>> BEGIN
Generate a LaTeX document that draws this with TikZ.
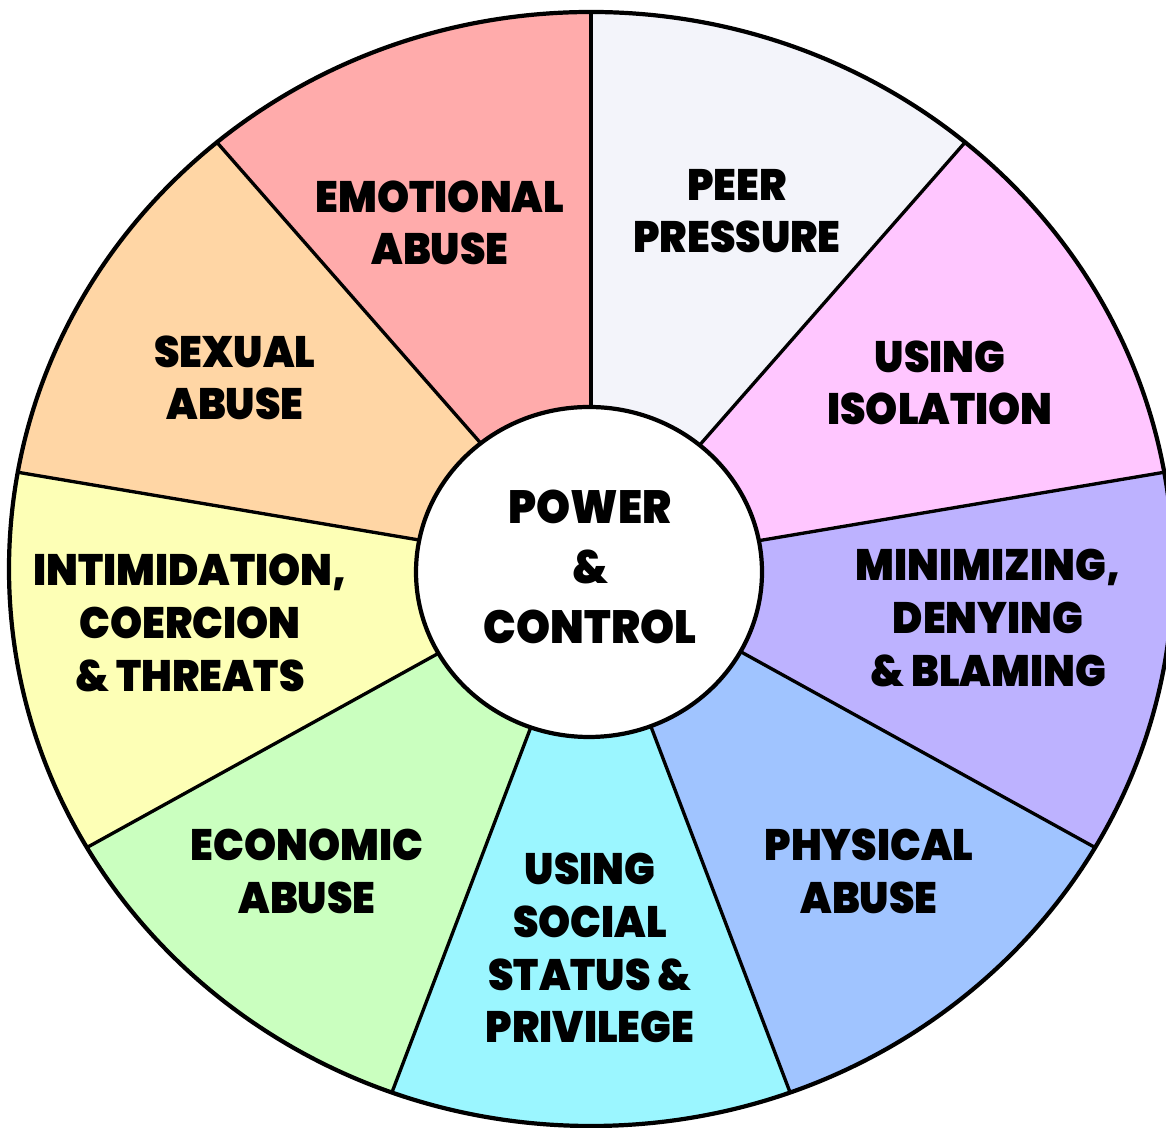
\documentclass[tikz,border=0pt]{standalone}
\usepackage{fontspec}
\setmainfont{Poppins}[BoldFont=* Black, BoldFeatures={FakeStretch=0.93}]
\usetikzlibrary{positioning}
\definecolor{emocol}{HTML}{FFABAB}
\definecolor{peercol}{HTML}{F3F4FA}
\definecolor{isocol}{HTML}{FFC6FF}
\definecolor{mincol}{HTML}{BDB2FF}
\definecolor{physcol}{HTML}{A0C4FF}
\definecolor{socialcol}{HTML}{9BF6FF}
\definecolor{econcol}{HTML}{CAFFBF}
\definecolor{intcol}{HTML}{FDFFB6}
\definecolor{sexcol}{HTML}{FFD6A5}

\tikzset{
  rim/.style={draw=black,line width=2.4pt},
  spoke/.style={draw=black,line width=1.9pt},
  slicetext/.style={font=\bfseries\fontsize{25}{30}\selectfont,align=center,text=black,inner sep=0pt},
  hubtext/.style={font=\bfseries\fontsize{26.5}{34}\selectfont,align=center,text=black,inner sep=0pt}
}

\begin{document}
\begin{tikzpicture}[x=0.02cm,y=0.02cm]
    \useasboundingbox (0,0) rectangle (1166,1128);
    \coordinate (hub) at (591,559);
    % the nine coloured slices
    \foreach \a/\col in {90/emocol, 50/peercol, 10/isocol, -30/mincol, -70/physcol,
                         -110/socialcol, -150/econcol, 170/intcol, 130/sexcol}{
      \fill[\col] (hub) -- ++(\a:582 and 557)
        arc[start angle=\a, delta angle=40, x radius=582, y radius=557] -- cycle;}
    \foreach \a in {90,50,10,-30,-70,-110,-150,170,130}{
      \draw[spoke] (hub) -- ++(\a:582 and 557);}
    \draw[rim] (hub) ellipse[x radius=582, y radius=557];
    % centre disc
    \draw[rim,fill=white] (589,556) ellipse[x radius=173, y radius=165];
    \node[hubtext] (power) at (590,561) {POWER\\\&\\CONTROL};
    % slice labels
    \node[slicetext] (emotional) at (440,905) {EMOTIONAL\\ABUSE};
    \node[slicetext] (peer) at (737,917) {PEER\\PRESSURE};
    \node[slicetext] (isolation) at (940,745) {USING\\ISOLATION};
    \node[slicetext] (minimizing) at (988,510) {MINIMIZING,\\DENYING\\\& BLAMING};
    \node[slicetext] (physical) at (869,257) {PHYSICAL\\ABUSE};
    \node[slicetext] (social) at (590,180) {USING\\SOCIAL\\STATUS \&\\PRIVILEGE};
    \node[slicetext] (economic) at (307,257) {ECONOMIC\\ABUSE};
    \node[slicetext] (intimidation) at (190,505) {INTIMIDATION,\\COERCION\\\& THREATS};
    \node[slicetext] (sexual) at (235,750) {SEXUAL\\ABUSE};
\end{tikzpicture}
\end{document}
>> END
Reproduce every line above as written, skipping pictures.

Generate a LaTeX document that draws this with TikZ.
\documentclass[tikz,border=0pt]{standalone}
\usepackage{fontspec}
\setmainfont{Poppins}[BoldFont=* Black, BoldFeatures={FakeStretch=0.93}]
\usetikzlibrary{positioning}
\definecolor{emocol}{HTML}{FFABAB}
\definecolor{peercol}{HTML}{F3F4FA}
\definecolor{isocol}{HTML}{FFC6FF}
\definecolor{mincol}{HTML}{BDB2FF}
\definecolor{physcol}{HTML}{A0C4FF}
\definecolor{socialcol}{HTML}{9BF6FF}
\definecolor{econcol}{HTML}{CAFFBF}
\definecolor{intcol}{HTML}{FDFFB6}
\definecolor{sexcol}{HTML}{FFD6A5}

\tikzset{
  rim/.style={draw=black,line width=2.4pt},
  spoke/.style={draw=black,line width=1.9pt},
  slicetext/.style={font=\bfseries\fontsize{25}{30}\selectfont,align=center,text=black,inner sep=0pt},
  hubtext/.style={font=\bfseries\fontsize{26.5}{34}\selectfont,align=center,text=black,inner sep=0pt}
}

\begin{document}
\begin{tikzpicture}[x=0.02cm,y=0.02cm]
    \useasboundingbox (0,0) rectangle (1166,1128);
    \coordinate (hub) at (591,559);
    % the nine coloured slices
    \foreach \a/\col in {90/emocol, 50/peercol, 10/isocol, -30/mincol, -70/physcol,
                         -110/socialcol, -150/econcol, 170/intcol, 130/sexcol}{
      \fill[\col] (hub) -- ++(\a:582 and 557)
        arc[start angle=\a, delta angle=40, x radius=582, y radius=557] -- cycle;}
    \foreach \a in {90,50,10,-30,-70,-110,-150,170,130}{
      \draw[spoke] (hub) -- ++(\a:582 and 557);}
    \draw[rim] (hub) ellipse[x radius=582, y radius=557];
    % centre disc
    \draw[rim,fill=white] (589,556) ellipse[x radius=173, y radius=165];
    \node[hubtext] (power) at (590,561) {POWER\\\&\\CONTROL};
    % slice labels
    \node[slicetext] (emotional) at (440,905) {EMOTIONAL\\ABUSE};
    \node[slicetext] (peer) at (737,917) {PEER\\PRESSURE};
    \node[slicetext] (isolation) at (940,745) {USING\\ISOLATION};
    \node[slicetext] (minimizing) at (988,510) {MINIMIZING,\\DENYING\\\& BLAMING};
    \node[slicetext] (physical) at (869,257) {PHYSICAL\\ABUSE};
    \node[slicetext] (social) at (590,180) {USING\\SOCIAL\\STATUS \&\\PRIVILEGE};
    \node[slicetext] (economic) at (307,257) {ECONOMIC\\ABUSE};
    \node[slicetext] (intimidation) at (190,505) {INTIMIDATION,\\COERCION\\\& THREATS};
    \node[slicetext] (sexual) at (235,750) {SEXUAL\\ABUSE};
\end{tikzpicture}
\end{document}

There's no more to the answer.